Blue: In Arabic, Ajrakh means blue. Indigo blue is the basic color for traditional Ajrakh block printing. The blue color is obtained from the tropical plant named Indigo, jaggery and Khajoor.  The extraction of the leaves with lengthy process brings the Indigo dye. This plant was vastly grown in Kutch region earlier, but today it is being imported from Andhra Pradesh. Preparing Indigo is quite tricky, it requires the knowledge of perfect proportion and a lot of patience, as it takes months to get ready.  

Black: Rusted iron is the source of Black dye for Ajrakh printing. Jaggery is used to let the iron rust more and bring out the dark black color from it.  Generally, black is used to create solid background for colorful patterns of Ajrakh.  

Yellow: The spray of yellow on Ajrakh printed fabric converts it into mesmerizing shades of yellow. The blue becomes green, white looks yellow and red takes the shade of orange. This process consists of two layers of dye spray. One dye color is obtained from dried pomegranate peels and another yellow dye is prepared from the most celebrated Indian herb turmeric. 

Apart from these basic colors of Ajrakh, artisans kept exploring the different dyes from different natural materials and successfully, they have created some of the colors too. Green and grey colors are one of the popular colors being used in Ajrakh in recent times. Green is obtained from Henna and grey is the lighter shade of black prepared with little alteration in the process of preparing black. 


The ancient craft of block-printing comprise of multiple skills which includes the hand carved Blocks. Traditionally, the blocks are prepared by the ‘Suthar’ community of Pethapur village near Gandhinagar. 

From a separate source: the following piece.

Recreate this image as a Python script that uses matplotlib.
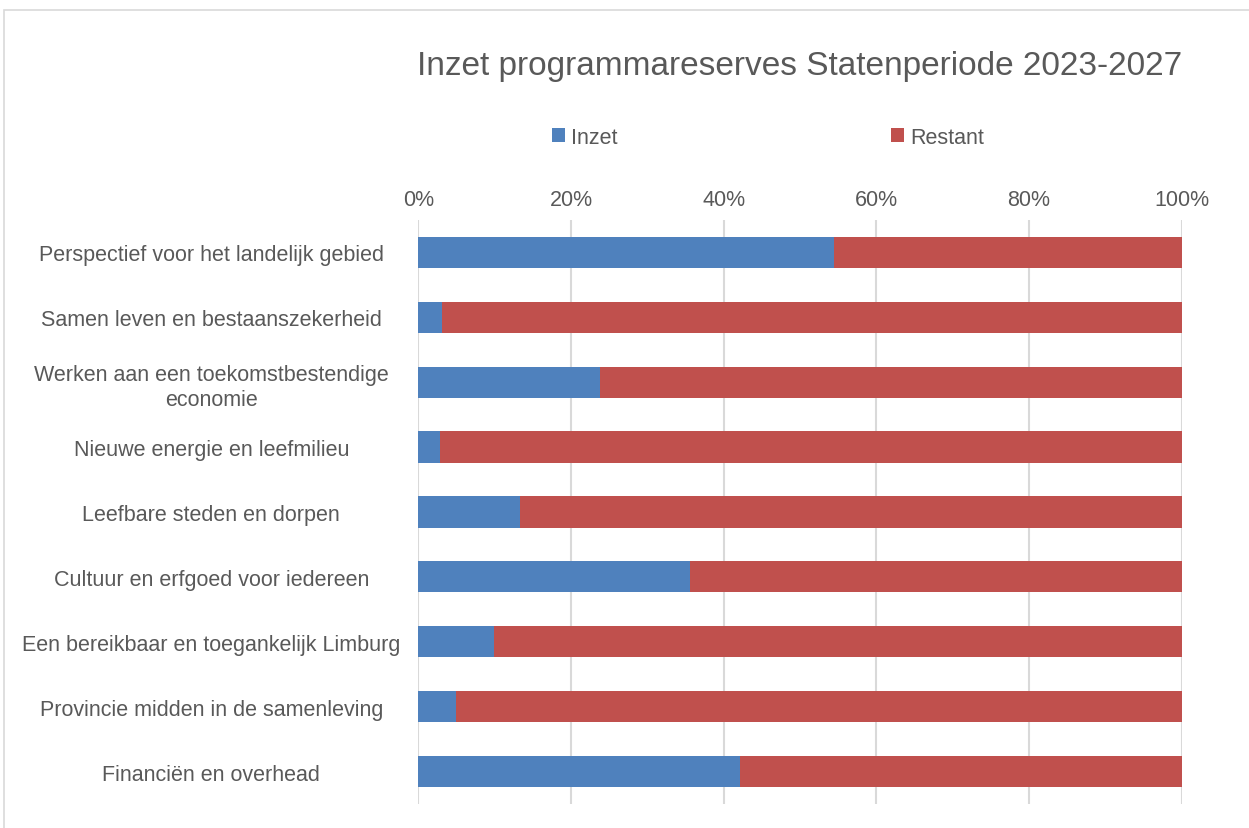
import numpy as np
import matplotlib.pyplot as plt
from matplotlib.patches import Rectangle
from matplotlib.ticker import PercentFormatter

# data (share of reserve used, in %)
categories = [
    'Perspectief voor het landelijk gebied',
    'Samen leven en bestaanszekerheid',
    'Werken aan een toekomstbestendige\neconomie',
    'Nieuwe energie en leefmilieu',
    'Leefbare steden en dorpen',
    'Cultuur en erfgoed voor iedereen',
    'Een bereikbaar en toegankelijk Limburg',
    'Provincie midden in de samenleving',
    'Financiën en overhead',
]
inzet = [54.4, 3.1, 23.8, 2.8, 13.3, 35.6, 9.9, 4.9, 42.2]
restant = [100 - v for v in inzet]
series_names = ['Inzet', 'Restant']
x_ticks = [0, 20, 40, 60, 80, 100]

blue = '#4F81BD'
red = '#C0504D'
text_color = '#595959'
fs = 15.5

plt.rcParams['font.family'] = ['Liberation Sans', 'DejaVu Sans']

fig = plt.figure(figsize=(12.49, 8.29), dpi=100)
ax = fig.add_axes([0.3349, 0.029, 0.6113, 0.7045])

# outer frame like the original chart area
fig.patches.append(Rectangle((4 / 1249, -0.01), 1.0, 1 - 11 / 829 + 0.01,
                             transform=fig.transFigure, fill=False,
                             edgecolor='#D9D9D9', linewidth=1.2))

y = np.arange(len(categories))
h = 0.48
ax.barh(y, inzet, height=h, color=blue, label=series_names[0], zorder=3)
ax.barh(y, restant, left=inzet, height=h, color=red, label=series_names[1], zorder=3)

ax.set_xlim(0, 100)
ax.set_ylim(len(categories) - 0.5, -0.5)
ax.set_xticks(x_ticks)
ax.xaxis.set_major_formatter(PercentFormatter(decimals=0))
ax.xaxis.tick_top()
ax.tick_params(axis='x', length=0, pad=7, labelsize=fs, labelcolor=text_color)
ax.grid(axis='x', color='#D9D9D9', linewidth=1.5, zorder=0)

ax.set_yticks(y)
ax.set_yticklabels(categories, fontsize=fs, color=text_color, ha='center',
                   linespacing=1.25)
ax.tick_params(axis='y', length=0, pad=149)

for s in ax.spines.values():
    s.set_visible(False)

fig.text(0.640, 1 - 66 / 829, 'Inzet programmareserves Statenperiode 2023-2027',
         ha='center', va='center', fontsize=24, color=text_color)

leg = fig.legend(loc='center', bbox_to_anchor=(0.615, 1 - 138 / 829), ncol=2,
                 frameon=False, fontsize=fs, handlelength=0.6, handleheight=0.6,
                 handletextpad=0.3, columnspacing=12.7)
for t in leg.get_texts():
    t.set_color(text_color)

fig.savefig('out.png', dpi=100)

To dab the proper amount of color on the block color tray is used in Ajrakh printing. Inside the tray, the floating screen made from bamboo sticks wrapped with jute fabric brings the necessary amount of dye on the front. The block is dabbed on this screen to get the perfect amount of dye.



The long fabric should be properly stretched and pinned on the table to get the design right. The workshops of Ajrakh block printing also known as ‘Karkhana’, includes the space for long wooden printing tables and store. 



To dye the fabric, big containers are required to steam the fabric with dye. After dyeing the fabric, it needs a shallow water tank to wash away the excess dye from fabric.  


Ajrakh block printing is a long process which involves multiple stages of printing and washing the fabric. This follows the resist printing technique. To resist the particular pattern from dyeing. The desired pattern is blocked with the paste of mud, alum and lime while dipping the fabric in the dye.  For each color, the process is repeated and each stage of dyeing requires the fabric to be dried under the proper sunlight.  


Ideally, the fabrics should be washed in flowing water where pressure of the water brings out the excess dye from it. This justifies the location of Block printing villages near the flowing river. Dhamadka village which was known as hub for Ajrakh, had two rivers alongside, which is now in completely dried stage. In present, the water is thatched from the ground with boring. 

This complicated and multilayered method of creating a great aesthetic from beautiful patterns with colors makes Ajrakh block printing the expression of patience, inherited knowledge and fine skill of the Artisans.